Un día normal: Elefante, de Gus Van Sant
Cuando hemos tenido que criticar los coqueteos del director Gus Van Sant con el cine comercial lo hemos hecho con firmeza. No es posible que el autor de obras tan interesantes como Mala noche (1986), Drugstore Cowboy (1989) y Los dueños de la noche (1991) sea a la vez el responsable de fiascos como el remake de Psicosis (1998) y Encontrando a Forrester (2000).
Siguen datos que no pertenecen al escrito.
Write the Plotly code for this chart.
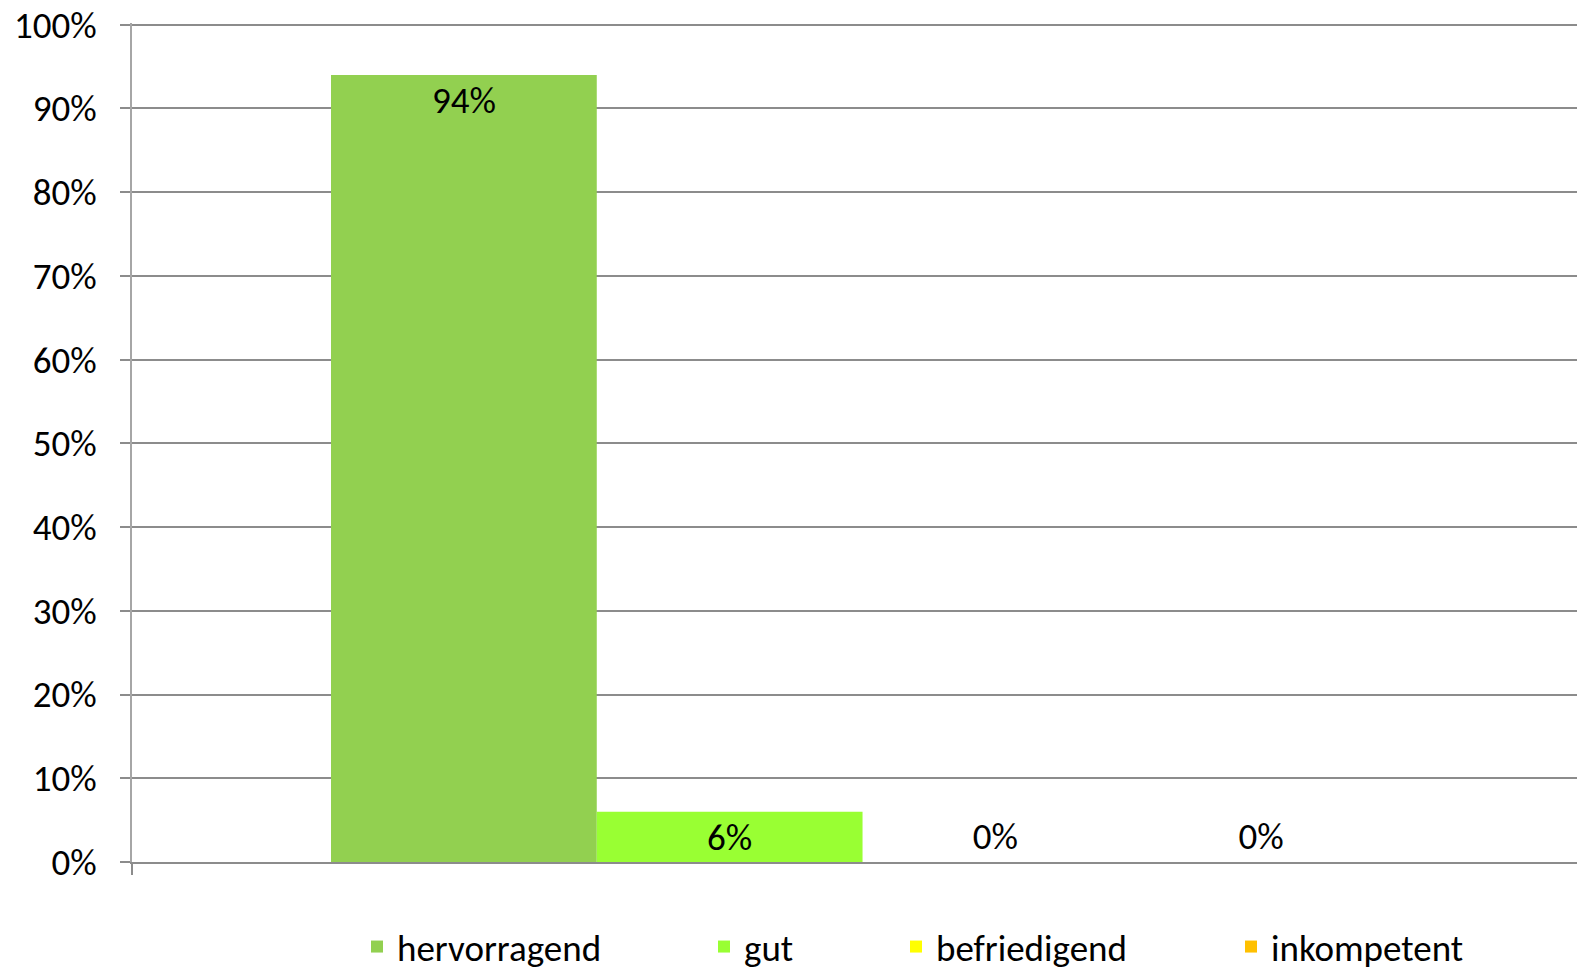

La última vez que lo vimos haciendo algo notable fue cuando dirigió a Nicole Kidman en Todo por un sueño (To Die For, 1995), pero todavía no sabemos qué tanto de las virtudes de este filme se deben en realidad al agudo guion de Buck Henry.
Pensábamos que se trataba de una esperanza perdida, de un director que cansado de luchar desde la órbita independiente, se había integrado mansamente al sistema de Hollywood. De ahí que recibiéramos con sorpresa y algo de prevención el triunfo de Elefante (Elephant, 2003), su más reciente producción, en la versión anterior del Festival de Cannes. ¿Ante que nos iríamos a encontrar?
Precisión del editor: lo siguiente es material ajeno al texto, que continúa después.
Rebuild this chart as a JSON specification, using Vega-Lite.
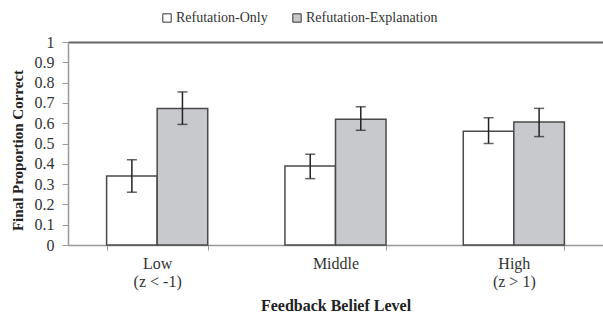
{
  "$schema": "https://vega.github.io/schema/vega-lite/v6.json",
  "width": 535,
  "height": 203,
  "autosize": {"type": "none"},
  "padding": {"left": 68, "top": 42, "right": 0, "bottom": 70},
  "background": "white",
  "config": {
    "view": {"stroke": null},
    "axisY": {
      "titleFont": "Liberation Serif",
      "titleFontSize": 15,
      "titleFontWeight": "bold",
      "titleColor": "#222",
      "titlePadding": 9,
      "titleY": 108,
      "labelFont": "Liberation Serif",
      "labelFontSize": 16,
      "labelColor": "#333",
      "labelPadding": 8,
      "domainColor": "#999",
      "domainWidth": 1.5,
      "tickColor": "#999",
      "tickSize": 6,
      "grid": true,
      "gridColor": "#666",
      "gridWidth": 2,
      "format": "~g"
    }
  },
  "data": {
    "values": [
      {"level": "Low|(z < -1)", "condition": "Refutation-Only", "mean": 0.34, "lo": 0.26, "hi": 0.42},
      {"level": "Low|(z < -1)", "condition": "Refutation-Explanation", "mean": 0.673, "lo": 0.594, "hi": 0.754},
      {"level": "Middle", "condition": "Refutation-Only", "mean": 0.389, "lo": 0.327, "hi": 0.447},
      {"level": "Middle", "condition": "Refutation-Explanation", "mean": 0.619, "lo": 0.565, "hi": 0.681},
      {"level": "High|(z > 1)", "condition": "Refutation-Only", "mean": 0.56, "lo": 0.5, "hi": 0.627},
      {"level": "High|(z > 1)", "condition": "Refutation-Explanation", "mean": 0.606, "lo": 0.534, "hi": 0.673}
    ]
  },
  "encoding": {
    "x": {
      "field": "level",
      "type": "nominal",
      "sort": ["Low|(z < -1)", "Middle", "High|(z > 1)"],
      "scale": {"paddingInner": 0.433, "paddingOuter": 0.2165},
      "axis": {
        "title": "Feedback Belief Level",
        "titleFont": "Liberation Serif",
        "titleFontSize": 16,
        "titleFontWeight": "bold",
        "titleColor": "#222",
        "titlePadding": 8,
        "labelAngle": 0,
        "labelExpr": "isValid(datum.value) ? split(datum.value, '|') : ''",
        "labelFont": "Liberation Serif",
        "labelFontSize": 16,
        "labelColor": "#333",
        "labelLineHeight": 18,
        "labelPadding": 5,
        "domainColor": "#999",
        "domainWidth": 1.5,
        "tickBand": "extent",
        "tickColor": "#999",
        "tickSize": 5
      }
    },
    "xOffset": {
      "field": "condition",
      "type": "nominal",
      "sort": ["Refutation-Only", "Refutation-Explanation"],
      "scale": {"paddingInner": 0, "paddingOuter": 0}
    }
  },
  "layer": [
    {
      "mark": {"type": "bar", "stroke": "#4a4a4a", "strokeWidth": 1.5},
      "encoding": {
        "y": {
          "field": "mean",
          "type": "quantitative",
          "scale": {"domain": [0, 1], "nice": false},
          "axis": {
            "title": "Final Proportion Correct",
            "values": [0, 0.1, 0.2, 0.3, 0.4, 0.5, 0.6, 0.7, 0.8, 0.9, 1],
            "gridOpacity": {"condition": {"test": "datum.value == 1", "value": 1}, "value": 0}
          }
        },
        "fill": {
          "field": "condition",
          "type": "nominal",
          "sort": ["Refutation-Only", "Refutation-Explanation"],
          "scale": {"domain": ["Refutation-Only", "Refutation-Explanation"], "range": ["#ffffff", "#c7c9cc"]},
          "legend": {
            "orient": "none",
            "legendX": 92,
            "legendY": -31,
            "direction": "horizontal",
            "title": null,
            "symbolType": "square",
            "symbolSize": 70,
            "symbolStrokeColor": "#333",
            "symbolStrokeWidth": 1,
            "symbolOpacity": 1,
            "labelFont": "Liberation Serif",
            "labelFontSize": 14,
            "labelColor": "#333",
            "labelOffset": 2,
            "columnPadding": 22
          }
        }
      }
    },
    {
      "mark": {"type": "rule", "color": "#222", "strokeWidth": 1.5},
      "encoding": {
        "y": {
          "field": "lo",
          "type": "quantitative",
          "axis": {
            "title": "Final Proportion Correct",
            "values": [0, 0.1, 0.2, 0.3, 0.4, 0.5, 0.6, 0.7, 0.8, 0.9, 1],
            "gridOpacity": {"condition": {"test": "datum.value == 1", "value": 1}, "value": 0}
          }
        },
        "y2": {"field": "hi"}
      }
    },
    {
      "mark": {"type": "tick", "color": "#222", "thickness": 1.5, "size": 10},
      "encoding": {
        "y": {
          "field": "lo",
          "type": "quantitative",
          "axis": {
            "title": "Final Proportion Correct",
            "values": [0, 0.1, 0.2, 0.3, 0.4, 0.5, 0.6, 0.7, 0.8, 0.9, 1],
            "gridOpacity": {"condition": {"test": "datum.value == 1", "value": 1}, "value": 0}
          }
        }
      }
    },
    {
      "mark": {"type": "tick", "color": "#222", "thickness": 1.5, "size": 10},
      "encoding": {
        "y": {
          "field": "hi",
          "type": "quantitative",
          "axis": {
            "title": "Final Proportion Correct",
            "values": [0, 0.1, 0.2, 0.3, 0.4, 0.5, 0.6, 0.7, 0.8, 0.9, 1],
            "gridOpacity": {"condition": {"test": "datum.value == 1", "value": 1}, "value": 0}
          }
        }
      }
    }
  ]
}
Tras su obligado y demorado paso por Bogotá, la película se estrenó tímidamente en la ciudad hace una semana, en una sola de cine y, a menos que la recupere el Centro Colombo Americano, corremos el riesgo de que al momento de publicarse esta columna ya el filme haya desaparecido de la cartelera, debido a una pésima estrategia comercial que no supo encontrar la sala ideal para exhibirlo. Nuestro público no está acostumbrado a ver este tipo de cine en el multiplex de un centro comercial, de ahí que el rechazo que su presencia ha generado entre el común de los espectadores.
Es una lástima, pues Elefante es una excelente película: probablemente la mejor que se haya exhibido en el año hasta este momento. Y lo es por el manejo que le ha dado a su polémico tema, cual es el de la violencia en los colegios de Estados Unidos. No es otra versión de Bowling for Columbine (2003), aquí el aspecto periodístico o de denuncia no es lo central. Van Sant prefiere los personajes, tanto los que van a morir, como aquellos que van a matarlos. El director los sigue de cerca y nos los muestra como son: jóvenes absolutamente normales en un día normal de colegio. La mayoría deambula sin prisa y ese es el ritmo de la película.
Como se trata de un filme coral en un espacio y un tiempo compartidos, el filme se preocupa porque nos demos cuenta que las cosas están sucediendo en un mismo instante, de ahí que opte por jugar con la frecuencia temporal y a mostrarnos varias veces los mismos hechos desde diversos personajes.
Esto puede extrañar al espectador, pero el director deja indicios narrativos claros de lo que está haciendo para evitar confusiones. Llega un momento en que todos los personajes, todos los espacios y todos los tiempos confluyen en un clímax violento que se hace más aterrador porque en ese momento conocemos a todos los protagonistas, con todos hemos caminado, todos nos importan como para verlos morir y matar. Pero ocurre. Y seguirá pasando, aquí y allá, mientras sigamos sin reaccionar, sin estremecernos.
Publicado en el columna Séptimo arte del periódico El Tiempo (edición Medellín), 1/10/04, p.2-2.